Bees use colour-coding to collect pollen and nectar

30 September 2015

A study published this week in the Royal Society journal Biology Letters finds that bees are able to learn which flowers to collect nectar and pollen from based on the colour of the blooms.

Bees gather nectar as a carbohydrate source and harvest pollen for protein- both essential parts of a bee’s diet. A lab study lead by Felicity Muth at University of Nevada shows that bees can learn to associate pollen and nectar each with a different colour flower to help them forage for the different nutrients at the same time.

Researchers trained groups of bees in the lab to associate yellow flowers and blue flowers with either a cherry pollen reward or with sugar water- a stand in for flower nectar.

After the bees had learnt which colour flowers contained which food the team tested the bees on a group of 16 artificial flowers including the original yellow and blue as well as orange and purple blooms that the bees hadn’t encountered before. The team filmed the behaviour of bees to see which flowers they tried to collect pollen from and where they attempted to gather nectar-harvesting techniques which require different bee body movements.

In the test 20 bees collected both pollen and nectar. The results showed that the bees were more likely to search for pollen and nectar on the coloured flowers they had learnt to associate with the treats and less likely to check out the flowers which they had previously been trained to associate with the other reward.

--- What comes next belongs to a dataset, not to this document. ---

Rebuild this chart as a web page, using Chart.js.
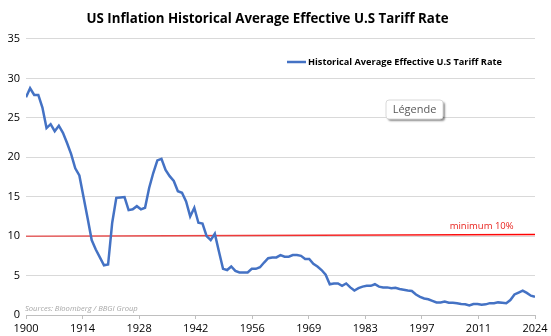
<!DOCTYPE html>
<html>
<head>
<meta charset="utf-8">
<script src="https://cdn.jsdelivr.net/npm/chart.js@4.4.1/dist/chart.umd.min.js"></script>
<style>
  html, body { margin: 0; padding: 0; background: #ffffff; }
  #wrap { width: 551px; height: 336px; position: relative; }
</style>
</head>
<body>
<div id="wrap"><canvas id="chart" width="551" height="336"></canvas></div>
<script>
// Years covered by the series (one value per year)
const years = Array.from({ length: 125 }, (_, i) => 1900 + i);

// Average effective US tariff rate, %
const tariffRate = [
  27.6, 28.75, 27.9, 27.9, 26.3, 23.7, 24.2, 23.3, 24.0, 23.1,
  21.8, 20.4, 18.6, 17.7, 15.0, 12.3, 9.5, 8.3, 7.3, 6.3,
  6.4, 11.7, 14.85, 14.9, 14.95, 13.3, 13.4, 13.8, 13.4, 13.6,
  16.1, 18.0, 19.6, 19.8, 18.4, 17.6, 17.0, 15.7, 15.5, 14.4,
  12.5, 13.6, 11.7, 11.6, 10.0, 9.5, 10.3, 8.05, 5.85, 5.7,
  6.15, 5.6, 5.4, 5.4, 5.4, 5.85, 5.85, 6.05, 6.65, 7.2,
  7.3, 7.3, 7.6, 7.4, 7.4, 7.6, 7.6, 7.5, 7.1, 7.1,
  6.5, 6.15, 5.7, 5.1, 3.9, 4.0, 4.0, 3.7, 4.0, 3.5,
  3.1, 3.4, 3.6, 3.7, 3.7, 3.9, 3.6, 3.5, 3.5, 3.4,
  3.45, 3.3, 3.2, 3.1, 3.05, 2.6, 2.3, 2.1, 2.0, 1.8,
  1.6, 1.6, 1.7, 1.55, 1.55, 1.5, 1.4, 1.35, 1.2, 1.4,
  1.4, 1.3, 1.35, 1.5, 1.5, 1.6, 1.55, 1.5, 1.9, 2.6,
  2.85, 3.1, 2.8, 2.45, 2.3
];

// Reference line: minimum 10%
const minYears = [1900, 2024];
const minLevel = [10, 10.2];
const minLabel = 'minimum 10%';

// Axis labels
const xTickLabels = ['1900', '1914', '1928', '1942', '1956', '1969', '1983', '1997', '2011', '2024'];
const yTickValues = [0, 5, 10, 15, 20, 25, 30, 35];

const titleText = 'US Inflation Historical Average Effective U.S Tariff Rate';
const seriesName = 'Historical Average Effective U.S Tariff Rate';
const sourceText = 'Sources: Bloomberg / BBGI Group';
const boxText = 'Légende';

const FONT = "'Open Sans', Lato, sans-serif";
const BLUE = '#4472c4';

// Extra text drawn on top of the plot: legend, reference-line label, source, "Légende" box
const overlay = {
  id: 'overlay',
  afterDatasetsDraw(chart) {
    const { ctx, chartArea, scales } = chart;
    const x = scales.x, y = scales.y;
    ctx.save();

    // legend entry
    const ly = 62, lx = 287;
    ctx.strokeStyle = BLUE;
    ctx.lineWidth = 2.5;
    ctx.beginPath();
    ctx.moveTo(lx, ly);
    ctx.lineTo(lx + 19, ly);
    ctx.stroke();
    ctx.fillStyle = '#000000';
    ctx.font = "bold 9.2px " + FONT;
    ctx.textAlign = 'left';
    ctx.textBaseline = 'middle';
    ctx.fillText(chart.data.datasets[0].label, lx + 21, ly);

    // reference line label
    ctx.fillStyle = '#e8241f';
    ctx.font = "9.5px " + FONT;
    ctx.textAlign = 'center';
    ctx.textBaseline = 'middle';
    ctx.fillText(minLabel, x.getPixelForValue(2011), y.getPixelForValue(10.1) - 9);

    // source note
    ctx.fillStyle = '#a6a6a6';
    ctx.font = "italic 7.6px " + FONT;
    ctx.textAlign = 'left';
    ctx.fillText(sourceText, chartArea.left - 1, 309);

    // "Légende" box
    const bx = 386, by = 100, bw = 57, bh = 19;
    ctx.shadowColor = 'rgba(0,0,0,0.45)';
    ctx.shadowOffsetX = 2;
    ctx.shadowOffsetY = 2;
    ctx.shadowBlur = 2;
    ctx.fillStyle = '#ffffff';
    ctx.beginPath();
    ctx.roundRect(bx, by, bw, bh, 3);
    ctx.fill();
    ctx.shadowColor = 'transparent';
    ctx.strokeStyle = '#d9d9d9';
    ctx.lineWidth = 1;
    ctx.stroke();
    ctx.fillStyle = '#595959';
    ctx.font = "11px " + FONT;
    ctx.textAlign = 'center';
    ctx.fillText(boxText, bx + bw / 2, by + bh / 2 + 0.5);

    ctx.restore();
  }
};

const ctx = document.getElementById('chart').getContext('2d');
new Chart(ctx, {
  type: 'line',
  data: {
    datasets: [
      {
        label: seriesName,
        data: years.map((yr, i) => ({ x: yr, y: tariffRate[i] })),
        borderColor: BLUE,
        borderWidth: 2.5,
        pointRadius: 0,
        tension: 0,
        order: 1
      },
      {
        label: minLabel,
        data: minYears.map((yr, i) => ({ x: yr, y: minLevel[i] })),
        borderColor: (c) => {
          const area = c.chart.chartArea;
          if (!area) return '#ff0000';
          const g = c.chart.ctx.createLinearGradient(area.left, 0, area.right, 0);
          g.addColorStop(0, '#e46464');
          g.addColorStop(1, '#ff0000');
          return g;
        },
        borderWidth: 1.5,
        pointRadius: 0,
        order: 2
      }
    ]
  },
  options: {
    responsive: false,
    animation: false,
    layout: { padding: { left: 0, right: 16, top: 0, bottom: 0 } },
    plugins: {
      legend: { display: false },
      tooltip: { enabled: false },
      title: {
        display: true,
        text: titleText,
        color: '#000000',
        font: { family: FONT, size: 13.3, weight: 'bold' },
        padding: { top: 11, bottom: 12 }
      }
    },
    scales: {
      x: {
        type: 'linear',
        min: 1900,
        max: 2024,
        afterBuildTicks: (scale) => {
          const n = xTickLabels.length - 1;
          scale.ticks = xTickLabels.map((_, k) => ({ value: 1900 + (2024 - 1900) * k / n }));
        },
        ticks: {
          callback: (v, i) => xTickLabels[i],
          color: '#000000',
          font: { family: FONT, size: 11 },
          maxRotation: 0,
          autoSkip: false,
          padding: 3
        },
        afterFit: (scale) => { scale.height = 21; },
        grid: {
          drawOnChartArea: false,
          drawTicks: true,
          tickLength: 4,
          color: '#bfbfbf'
        },
        border: { display: true, color: '#bfbfbf' }
      },
      y: {
        min: 0,
        max: 35,
        afterBuildTicks: (scale) => {
          scale.ticks = yTickValues.map(v => ({ value: v }));
        },
        afterFit: (scale) => { scale.width = 26; },
        ticks: {
          color: '#000000',
          font: { family: FONT, size: 11 },
          padding: 6
        },
        grid: {
          color: '#d9d9d9',
          drawTicks: false
        },
        border: { display: false }
      }
    }
  },
  plugins: [overlay]
});
</script>
</body>
</html>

The bees could also generalise what they had learnt. Bees who knew yellow flowers meant nectar also tried to get nectar from orange flowers but not from green; and bees who knew pollen came from blue flowers tried to harvest it from the green flowers as well. 

Scientists have long studied learning and memory in bees, but so far have only focused on testing their learning and memory when only one reward is involved. This study shows that bees can learn to associate colours with multiple rewards simultaneously. It’s a skill which would be useful for general foragers like bumblebees that have a diverse diet often foraged from different places.